With two weeks until the state budget deadline, the Pennsylvania state House agreed Tuesday to commit nearly $300 million of tax money to public transportation agencies. It's a key part of Gov. Josh Shapiro's budget proposal, and was recently amended to include half a billion dollars for infrastructure upgrades sought by Republicans.
The measure, House Bill 1364, would increase the amount of sales tax revenue earmarked for the state's 52 public transportation systems.
"This bipartisan bill injects critical dollars into public transit across Pennsylvania and adds new funding to repair roads and bridges — because folks rely on both to get where they need to go," Shapiro said in a statement after the 107-96 vote. "It's time for the Senate to get this funding done in this year's budget."

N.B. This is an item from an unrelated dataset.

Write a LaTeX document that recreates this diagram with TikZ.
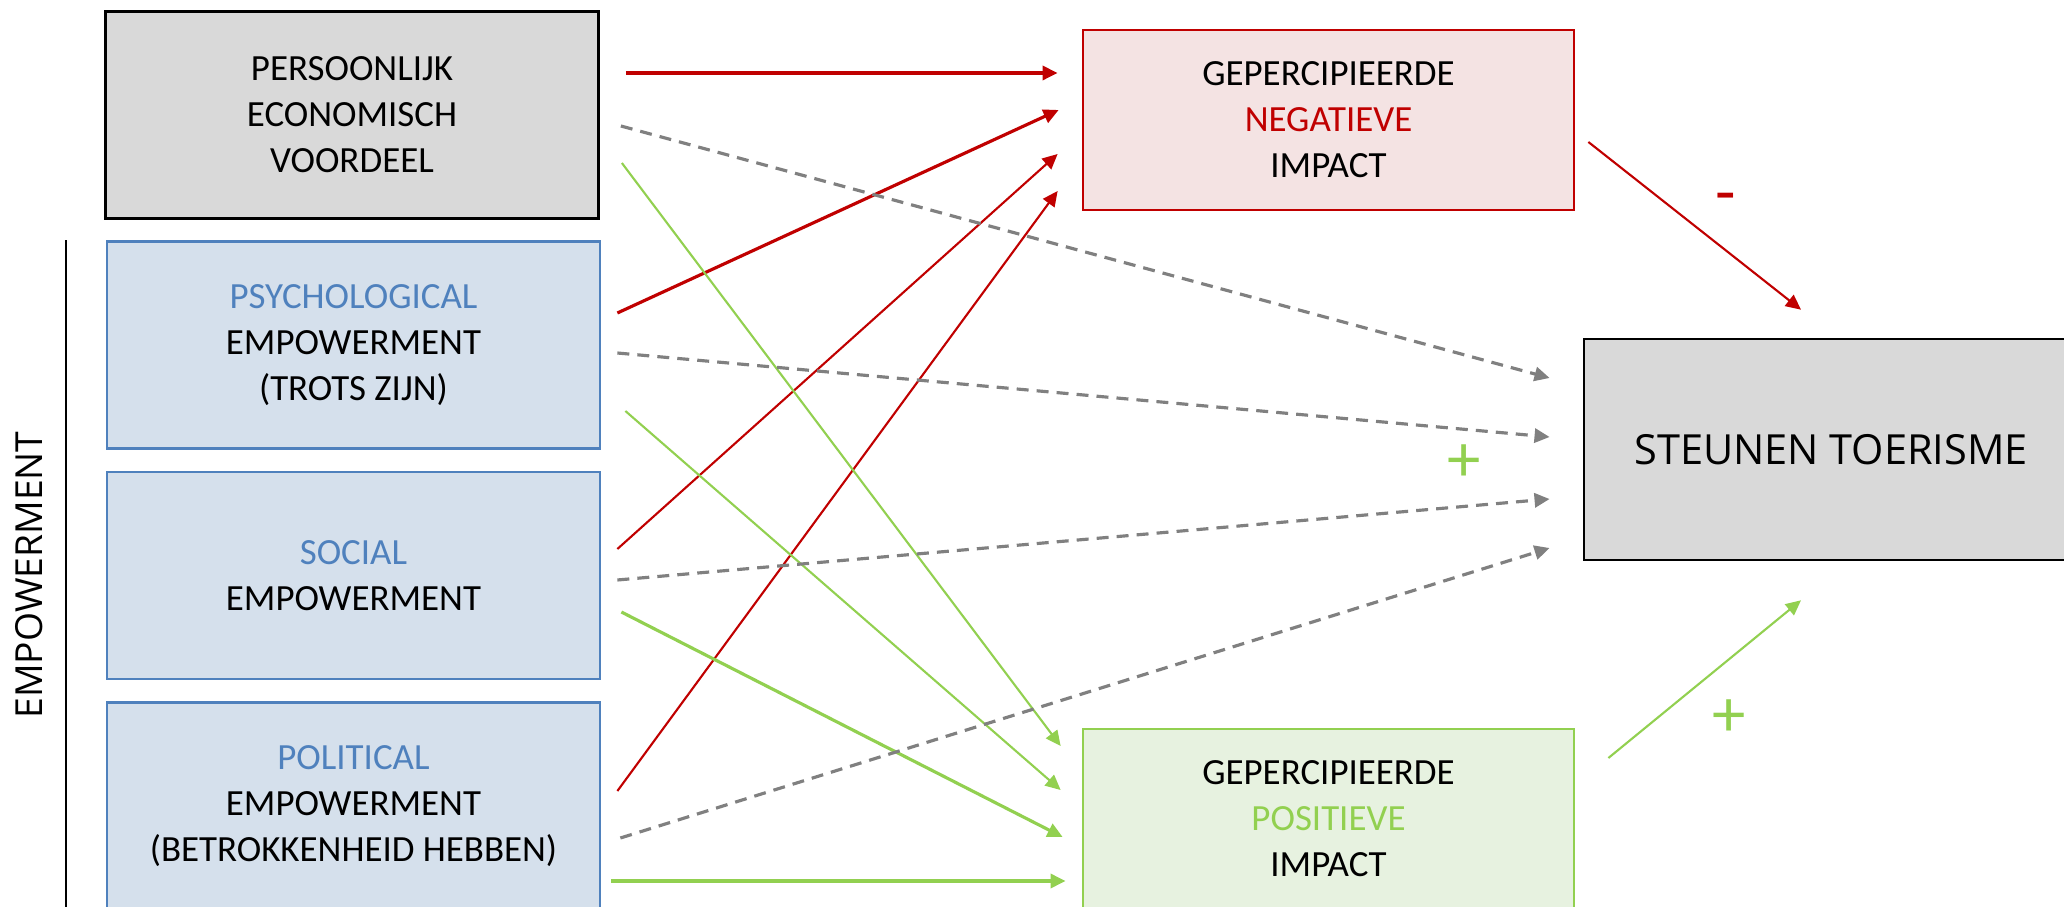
\documentclass[tikz,border=0pt]{standalone}
\usepackage{fontspec}
\setmainfont{Carlito}
\newfontfamily\opensans{Open Sans}
\usetikzlibrary{arrows.meta}
\definecolor{boxgray}{HTML}{D9D9D9}
\definecolor{empblue}{HTML}{4F81BD}
\definecolor{empfill}{HTML}{D5E0EC}
\definecolor{negred}{HTML}{C00000}
\definecolor{negfill}{HTML}{F4E3E3}
\definecolor{posgreen}{HTML}{92D050}
\definecolor{posfill}{HTML}{E7F2E0}
\definecolor{linkgray}{HTML}{808080}
\begin{document}
\begin{tikzpicture}[x=0.01cm,y=-0.01cm,
    box/.style={draw,line width=0.7pt,inner sep=0pt,align=center,
      font=\fontsize{10.5}{13.1}\selectfont},
    leftbox/.style={box,minimum width=4.93cm,minimum height=2.07cm},
    empbox/.style={leftbox,draw=empblue,fill=empfill},
    impactbox/.style={box,minimum width=4.91cm,minimum height=1.8cm},
    link/.style={-{Triangle[length=4.3pt,width=4pt]}},
    neglink/.style={link,negred,line width=0.6pt},
    poslink/.style={link,posgreen,line width=0.6pt},
    dashlink/.style={link,linkgray,line width=0.9pt,dash pattern=on 3.4pt off 2.3pt},
    sign/.style={font=\fontsize{19}{22}\selectfont,inner sep=0pt}]
    \useasboundingbox (0,0) rectangle (2064,907);
    % boxes
    \node[leftbox,fill=boxgray] (econ) at (352,115) {PERSOONLIJK\\ECONOMISCH\\VOORDEEL};
    \node[empbox] (psych) at (353.5,345) {\textcolor{empblue}{PSYCHOLOGICAL}\\EMPOWERMENT\\(TROTS ZIJN)};
    \node[empbox] (social) at (353.5,575.5) {\textcolor{empblue}{SOCIAL}\\EMPOWERMENT};
    \node[empbox] (political) at (353.5,806) {\textcolor{empblue}{POLITICAL}\\EMPOWERMENT\\(BETROKKENHEID HEBBEN)};
    \node[impactbox,draw=negred,fill=negfill] (neg) at (1328.5,120) {GEPERCIPIEERDE\\\textcolor{negred}{NEGATIEVE}\\IMPACT};
    \node[impactbox,draw=posgreen,fill=posfill] (pos) at (1328.5,819) {GEPERCIPIEERDE\\\textcolor{posgreen}{POSITIEVE}\\IMPACT};
    \node[box,fill=boxgray,minimum width=4.94cm,minimum height=2.21cm,
      font=\opensans\fontsize{11.8}{14}\selectfont] (steun) at (1831,449.5) {STEUNEN TOERISME};
    % empowerment bracket
    \node[rotate=90,inner sep=0pt,font=\opensans\fontsize{10.6}{12}\selectfont] (emp) at (29,575) {EMPOWERMENT};
    \draw[line width=0.6pt] ([shift={(-40,0)}]psych.north west) -- ([shift={(-40,0)}]political.south west);
    % to negative impact
    \draw[neglink,line width=0.9pt] ([shift={(26,-42)}]econ.east) -- ([shift={(-24,-47)}]neg.west);
    \draw[neglink,line width=0.9pt] ([shift={(16,-32)}]psych.east) -- ([shift={(-23,-10)}]neg.west);
    \draw[neglink] ([shift={(16,-26.5)}]social.east) -- ([shift={(-24,34)}]neg.west);
    \draw[neglink] ([shift={(16,-15)}]political.east) -- ([shift={(-24,71)}]neg.west);
    % to positive impact
    \draw[poslink] ([shift={(22,48)}]econ.east) -- ([shift={(-21,-73)}]pos.west);
    \draw[poslink] ([shift={(24,66)}]psych.east) -- ([shift={(-21,-29)}]pos.west);
    \draw[poslink,line width=0.9pt] ([shift={(20,36.5)}]social.east) -- ([shift={(-19,18)}]pos.west);
    \draw[poslink,line width=0.9pt] ([shift={(10,75)}]political.east) -- ([shift={(-16,62)}]pos.west);
    % direct effects
    \draw[dashlink] ([shift={(21,11)}]econ.east) -- ([shift={(-33,-71.5)}]steun.west);
    \draw[dashlink] ([shift={(16,8)}]psych.east) -- ([shift={(-33,-12.5)}]steun.west);
    \draw[dashlink] ([shift={(16,4.5)}]social.east) -- ([shift={(-33,49.5)}]steun.west);
    \draw[dashlink] ([shift={(19,32)}]political.east) -- ([shift={(-33,98.5)}]steun.west);
    % impacts to support
    \draw[neglink] ([shift={(13,22)}]neg.east) -- ([shift={(-30,-28)}]steun.north);
    \draw[poslink] ([shift={(33,-61)}]pos.east) -- ([shift={(-30,39)}]steun.south);
    \node[sign,text=negred] (minus) at (1725.5,204) {-};
    \node[sign,text=posgreen] (plusneg) at (1729.5,718) {+};
    \node[sign,text=posgreen] (plusdirect) at (1464,463) {+};
\end{tikzpicture}
\end{document}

Republicans have argued that transit spending only benefits urban areas, rather than the communities where their constituents live. Those concerns prompted an amendment to the bill last week, a change that added $500 million in bond money to cover road and bridge infrastructure around the state. (Another amendment last week would establish an advisory commission to review future transit spending.)

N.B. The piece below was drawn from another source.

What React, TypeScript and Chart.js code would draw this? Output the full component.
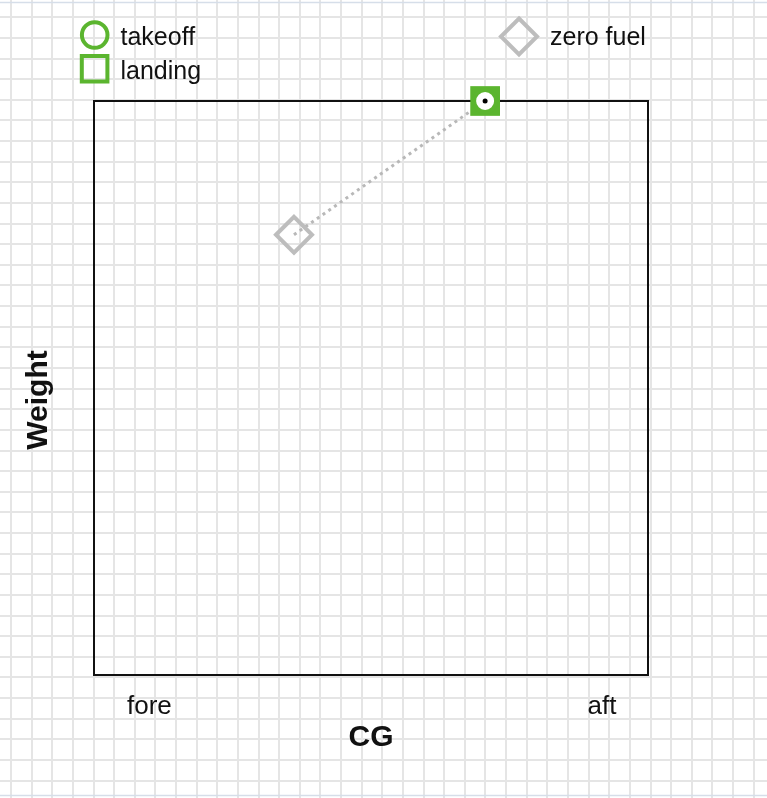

But the addition seemed to have done little to change minds in the GOP: The vast majority of Republican legislators still voted against the bill Tuesday, despite more of them approving the recent infrastructure add-on.
How they voted
Allegheny County House members voted along party lines, with every local Democrat in favor of the plan and every Republican opposed. Democrats Frank Burns of Johnstown, one of the House's most conservative Democrats, and Tarah Probst of Northeast Pennsylvania both broke with their party.
BREAKING WITH THEIR PARTY
Here is a list of Pennsylvania House members who broke with their party over Gov. Josh Shapiro's transit funding bill, which passed 107-96 on Tuesday:
Democrats against: Tarah Probst (Monroe), Frank Burns (Cambria)
Republicans in favor: Tomlinson (Bucks), Watro (NEPA), White (Philly), C. Williams (DelCo/Chester), Hogan (Bucks), Labs (Bucks), Mehaffie (Dauphin)

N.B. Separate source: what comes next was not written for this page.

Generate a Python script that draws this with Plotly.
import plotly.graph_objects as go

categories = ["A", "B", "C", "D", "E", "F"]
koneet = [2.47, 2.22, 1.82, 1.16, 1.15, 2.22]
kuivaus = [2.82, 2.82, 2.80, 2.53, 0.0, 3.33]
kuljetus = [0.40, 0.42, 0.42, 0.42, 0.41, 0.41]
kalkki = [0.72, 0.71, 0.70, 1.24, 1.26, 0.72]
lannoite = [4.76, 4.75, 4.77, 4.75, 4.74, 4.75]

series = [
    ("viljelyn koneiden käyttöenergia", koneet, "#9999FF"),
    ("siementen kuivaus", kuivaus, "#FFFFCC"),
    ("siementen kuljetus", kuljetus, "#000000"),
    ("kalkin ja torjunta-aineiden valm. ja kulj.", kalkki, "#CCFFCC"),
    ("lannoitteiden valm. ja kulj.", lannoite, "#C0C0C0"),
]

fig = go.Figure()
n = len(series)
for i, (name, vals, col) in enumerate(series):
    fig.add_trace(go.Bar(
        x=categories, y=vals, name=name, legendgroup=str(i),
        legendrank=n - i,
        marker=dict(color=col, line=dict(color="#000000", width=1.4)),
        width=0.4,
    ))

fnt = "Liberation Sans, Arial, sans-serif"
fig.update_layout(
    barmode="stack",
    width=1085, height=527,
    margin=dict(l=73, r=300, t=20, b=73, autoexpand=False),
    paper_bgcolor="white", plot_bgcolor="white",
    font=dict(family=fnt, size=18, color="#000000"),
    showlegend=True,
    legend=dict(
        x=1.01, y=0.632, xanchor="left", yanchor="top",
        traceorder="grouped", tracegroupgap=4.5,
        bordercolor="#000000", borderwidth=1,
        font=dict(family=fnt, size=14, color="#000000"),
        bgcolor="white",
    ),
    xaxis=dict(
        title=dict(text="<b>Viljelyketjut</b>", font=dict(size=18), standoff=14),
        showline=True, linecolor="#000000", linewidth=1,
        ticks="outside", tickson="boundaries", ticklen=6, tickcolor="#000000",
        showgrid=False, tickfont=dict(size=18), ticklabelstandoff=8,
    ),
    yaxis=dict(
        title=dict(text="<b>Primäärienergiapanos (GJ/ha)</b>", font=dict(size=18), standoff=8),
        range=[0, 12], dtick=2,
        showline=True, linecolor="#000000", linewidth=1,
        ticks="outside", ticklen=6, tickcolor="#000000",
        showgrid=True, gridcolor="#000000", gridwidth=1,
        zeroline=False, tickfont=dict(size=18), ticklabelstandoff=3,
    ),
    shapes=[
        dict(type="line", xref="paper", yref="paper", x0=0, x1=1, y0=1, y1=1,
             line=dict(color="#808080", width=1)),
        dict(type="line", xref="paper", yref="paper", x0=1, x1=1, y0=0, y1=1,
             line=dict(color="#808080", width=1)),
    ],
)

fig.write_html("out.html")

Seven GOP House members, mostly from the Philadelphia area, also voted with the bill's Democratic sponsor and Transportation committee chair, Ed Neilson.
Discussion of the measure was constrained Tuesday, with Neilson and Republicans submitting remarks for the record without delivering them. They did so to speed up a voting process that has recently been devilled by technical problems with the House's vote-counting equipment: House members had to rise or remain seated to register their vote on the bill.
But in an interview earlier this year, Neilson said, "In public transit there is a formula, but the formula is based on an agreement that was made probably 20 years ago."
This is the fourth time since Shapiro took office in 2023 that the Democrat-controlled chamber has approved Neilson's transit-funding idea. And House Democrats were widely expected to pass it again: The state's two largest agencies, Pittsburgh Regional Transit and Philadelphia's SEPTA, have warned that without state help, fare hikes and service cuts are inevitable.
Legislation heads to Senate
The legislation now goes to the Republican-led Senate, and it's unclear if other conservatives from the Philadelphia suburbs would join their House colleagues.
Though the measure is important to Shapiro's budget proposal, other ideas to fund transit systems have been floated: Allegheny County House Democrats say adding fees to ride-hailing services and increasing fees to car leases and rentals could support public transportation. In the Senate, Pittsburgh's Lindsey Williams and Philadelphia's Nikil Saval introduced identical bills to do so on Monday. Both chambers have yet to discuss the legislation in their Transportation committees.
A tax on so-called "skill" games, long debated by Harrisburg lawmakers, could also figure into the transit funding equation this budget season. Proposals to regulate the machines found in corner stores, restaurants and veterans halls range from the manufacturer-support 16% up to more than 50%, which casinos must pay on their slot machine revenue.